Shirley Anita St. Hill Chisholm was a woman who was known for her moral character and her relentless ability to stand up for her community and what she believed. A child to immigrant parents, she learned from an early age the importance of an education and the value of hard work, both of which she applied to her political career and her accomplishments while serving as a Congresswoman.
Shirley was born in Brooklyn, New York, to immigrant parents. Her father, Charles Christopher St. Hill, was born in British Guiana and arrived in the United States via Antilla, Cuba, on April 10, 1923, aboard the S.S. Munamar in New York City. Her mother, Ruby Seale, was born in Christ Church, Barbados, and arrived in New York City aboard the S.S. Pocone on March 8, 1921. At age three, Chisholm was sent to Barbados to live with her maternal grandmother, Emaline Seale, in Christ Church; where she attended the Vauxhall Primary School. She did not return until roughly seven years later when she arrived in New York City on May 19, 1934, aboard the S.S. Narissa. In her 1970 autobiography Unbought and Unbossed, she wrote: "Years later I would know what an important gift my parents had given me by seeing to it that I had my early education in the strict, traditional, British-style schools of Barbados. If I speak and write easily now, that early education is the main reason." Chisholm is an alumna of Girls' High School, she earned her BA from Brooklyn College in 1946 and later earned her MA from Columbia University in elementary education in 1952. She was a member of the Delta Sigma Theta Sorority.
From 1953 to 1959, she was director of the Hamilton-Madison Child Care Center. From 1959 to 1964, she was an educational consultant for the Division of Day Care.

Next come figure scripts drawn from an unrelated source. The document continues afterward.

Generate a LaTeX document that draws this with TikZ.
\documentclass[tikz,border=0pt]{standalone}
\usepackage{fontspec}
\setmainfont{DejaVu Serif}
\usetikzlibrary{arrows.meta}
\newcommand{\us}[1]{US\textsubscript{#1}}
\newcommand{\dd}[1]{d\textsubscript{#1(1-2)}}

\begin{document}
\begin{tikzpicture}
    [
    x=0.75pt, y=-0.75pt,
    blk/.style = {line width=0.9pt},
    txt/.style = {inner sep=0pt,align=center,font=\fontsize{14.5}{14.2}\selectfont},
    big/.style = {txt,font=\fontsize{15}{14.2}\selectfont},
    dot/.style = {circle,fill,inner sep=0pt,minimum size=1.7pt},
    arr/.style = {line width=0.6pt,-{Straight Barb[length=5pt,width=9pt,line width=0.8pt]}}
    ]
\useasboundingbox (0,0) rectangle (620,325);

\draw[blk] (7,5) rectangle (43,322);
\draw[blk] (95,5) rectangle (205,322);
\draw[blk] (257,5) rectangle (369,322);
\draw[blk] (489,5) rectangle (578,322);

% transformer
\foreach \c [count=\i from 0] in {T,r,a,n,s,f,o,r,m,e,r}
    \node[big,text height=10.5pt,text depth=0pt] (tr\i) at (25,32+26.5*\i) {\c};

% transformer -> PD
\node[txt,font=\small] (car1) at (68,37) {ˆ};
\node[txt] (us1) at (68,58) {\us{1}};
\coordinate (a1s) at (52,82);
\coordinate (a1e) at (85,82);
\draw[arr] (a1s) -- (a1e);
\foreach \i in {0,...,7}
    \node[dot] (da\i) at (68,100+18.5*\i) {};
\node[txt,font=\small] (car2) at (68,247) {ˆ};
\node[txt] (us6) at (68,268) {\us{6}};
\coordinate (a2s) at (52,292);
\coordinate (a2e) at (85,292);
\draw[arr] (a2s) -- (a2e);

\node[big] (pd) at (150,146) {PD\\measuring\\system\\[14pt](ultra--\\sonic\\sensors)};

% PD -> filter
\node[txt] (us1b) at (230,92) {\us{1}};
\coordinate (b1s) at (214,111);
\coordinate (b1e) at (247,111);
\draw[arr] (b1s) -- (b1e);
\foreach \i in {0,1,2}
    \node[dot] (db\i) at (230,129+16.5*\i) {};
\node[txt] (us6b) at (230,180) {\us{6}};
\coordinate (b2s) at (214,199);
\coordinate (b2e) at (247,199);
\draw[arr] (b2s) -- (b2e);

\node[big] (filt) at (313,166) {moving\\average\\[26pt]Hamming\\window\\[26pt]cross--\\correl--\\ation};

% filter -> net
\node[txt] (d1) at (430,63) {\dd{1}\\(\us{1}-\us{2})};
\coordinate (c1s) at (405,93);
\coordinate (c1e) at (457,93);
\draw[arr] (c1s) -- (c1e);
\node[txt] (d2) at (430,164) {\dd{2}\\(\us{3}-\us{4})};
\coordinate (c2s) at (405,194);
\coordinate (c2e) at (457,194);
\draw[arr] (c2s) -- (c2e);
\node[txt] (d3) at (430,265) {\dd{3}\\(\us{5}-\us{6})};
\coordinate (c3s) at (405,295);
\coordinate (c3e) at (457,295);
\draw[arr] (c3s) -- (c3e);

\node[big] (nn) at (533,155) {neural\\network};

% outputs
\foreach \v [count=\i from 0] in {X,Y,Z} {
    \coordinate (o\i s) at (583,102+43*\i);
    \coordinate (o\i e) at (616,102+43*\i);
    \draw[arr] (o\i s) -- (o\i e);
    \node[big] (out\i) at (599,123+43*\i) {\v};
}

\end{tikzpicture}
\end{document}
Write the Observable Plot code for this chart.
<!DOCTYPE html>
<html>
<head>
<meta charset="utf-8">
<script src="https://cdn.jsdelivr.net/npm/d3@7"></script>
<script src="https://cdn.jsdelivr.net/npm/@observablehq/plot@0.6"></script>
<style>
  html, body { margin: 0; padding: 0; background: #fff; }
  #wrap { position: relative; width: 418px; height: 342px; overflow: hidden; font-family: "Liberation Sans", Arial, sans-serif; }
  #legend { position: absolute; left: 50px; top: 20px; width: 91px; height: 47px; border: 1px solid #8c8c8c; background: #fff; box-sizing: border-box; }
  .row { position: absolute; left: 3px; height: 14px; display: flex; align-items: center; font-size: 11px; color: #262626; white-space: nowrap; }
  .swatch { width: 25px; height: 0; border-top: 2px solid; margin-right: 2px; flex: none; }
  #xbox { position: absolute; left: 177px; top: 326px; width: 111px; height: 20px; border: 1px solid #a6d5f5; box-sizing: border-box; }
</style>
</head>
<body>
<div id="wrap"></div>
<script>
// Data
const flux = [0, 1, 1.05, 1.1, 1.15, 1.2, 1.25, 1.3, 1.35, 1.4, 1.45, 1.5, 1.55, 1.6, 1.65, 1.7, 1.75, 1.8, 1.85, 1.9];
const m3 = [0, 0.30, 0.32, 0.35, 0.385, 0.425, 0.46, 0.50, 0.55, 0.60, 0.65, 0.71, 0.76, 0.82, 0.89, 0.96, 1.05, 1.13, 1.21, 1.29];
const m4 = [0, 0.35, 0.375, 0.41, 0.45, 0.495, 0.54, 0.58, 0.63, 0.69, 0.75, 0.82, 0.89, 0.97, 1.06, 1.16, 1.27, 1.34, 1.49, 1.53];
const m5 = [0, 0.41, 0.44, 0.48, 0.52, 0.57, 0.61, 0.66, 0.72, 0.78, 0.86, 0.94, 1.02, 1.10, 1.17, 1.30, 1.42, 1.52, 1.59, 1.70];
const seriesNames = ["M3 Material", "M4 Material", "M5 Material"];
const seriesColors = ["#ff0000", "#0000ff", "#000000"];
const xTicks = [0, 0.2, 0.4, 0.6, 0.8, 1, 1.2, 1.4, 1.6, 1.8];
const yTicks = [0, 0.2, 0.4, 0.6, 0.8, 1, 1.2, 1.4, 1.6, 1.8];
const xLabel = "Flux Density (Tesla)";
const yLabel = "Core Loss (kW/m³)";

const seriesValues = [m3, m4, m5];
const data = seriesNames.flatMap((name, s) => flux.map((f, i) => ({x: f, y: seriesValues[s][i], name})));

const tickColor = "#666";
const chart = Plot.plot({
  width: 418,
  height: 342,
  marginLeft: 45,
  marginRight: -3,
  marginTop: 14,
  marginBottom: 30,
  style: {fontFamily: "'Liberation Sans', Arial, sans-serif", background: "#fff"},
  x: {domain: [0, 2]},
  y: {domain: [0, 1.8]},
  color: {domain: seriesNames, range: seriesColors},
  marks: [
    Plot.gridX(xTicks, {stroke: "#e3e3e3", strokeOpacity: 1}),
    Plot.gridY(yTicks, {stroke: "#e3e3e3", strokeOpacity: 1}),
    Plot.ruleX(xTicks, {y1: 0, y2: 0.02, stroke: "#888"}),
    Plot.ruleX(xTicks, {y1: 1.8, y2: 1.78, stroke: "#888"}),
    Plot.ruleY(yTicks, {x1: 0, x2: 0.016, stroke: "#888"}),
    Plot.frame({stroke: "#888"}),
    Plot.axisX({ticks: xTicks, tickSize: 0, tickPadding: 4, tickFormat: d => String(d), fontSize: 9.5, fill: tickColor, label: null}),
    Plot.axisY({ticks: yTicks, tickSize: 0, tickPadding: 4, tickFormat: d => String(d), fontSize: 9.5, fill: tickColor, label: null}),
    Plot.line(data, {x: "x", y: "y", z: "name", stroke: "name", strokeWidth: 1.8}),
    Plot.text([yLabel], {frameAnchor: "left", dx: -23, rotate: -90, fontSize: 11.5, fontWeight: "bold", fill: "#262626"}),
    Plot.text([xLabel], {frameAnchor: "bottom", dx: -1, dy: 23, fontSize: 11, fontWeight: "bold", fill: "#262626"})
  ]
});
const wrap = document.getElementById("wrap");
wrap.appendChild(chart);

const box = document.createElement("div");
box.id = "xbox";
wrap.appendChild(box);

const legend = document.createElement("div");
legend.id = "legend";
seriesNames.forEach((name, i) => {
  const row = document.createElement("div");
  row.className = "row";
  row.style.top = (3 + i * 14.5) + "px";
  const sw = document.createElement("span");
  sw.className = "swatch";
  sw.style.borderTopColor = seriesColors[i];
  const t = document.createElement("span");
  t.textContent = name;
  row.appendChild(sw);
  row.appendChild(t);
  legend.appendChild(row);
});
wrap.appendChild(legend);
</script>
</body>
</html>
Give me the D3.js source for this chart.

Chisholm was assigned to the House Agricultural Committee. Given her urban district, she felt the placement was irrelevant to her constituents and shocked many by asking for reassignment. She was then placed on the Veterans' Affairs Committee. Soon after, she voted for Hale Boggs as House Majority Leader over John Conyers. As a reward for her support, Boggs assigned her to the much-prized Education and Labor Committee, which was her preferred committee. She was the third highest-ranking member of this committee when she retired from Congress.
All those Chisholm hired for her office were women, half of them black. Chisholm said that during her New York legislative career, she had faced much more discrimination because she was a woman than because she was black.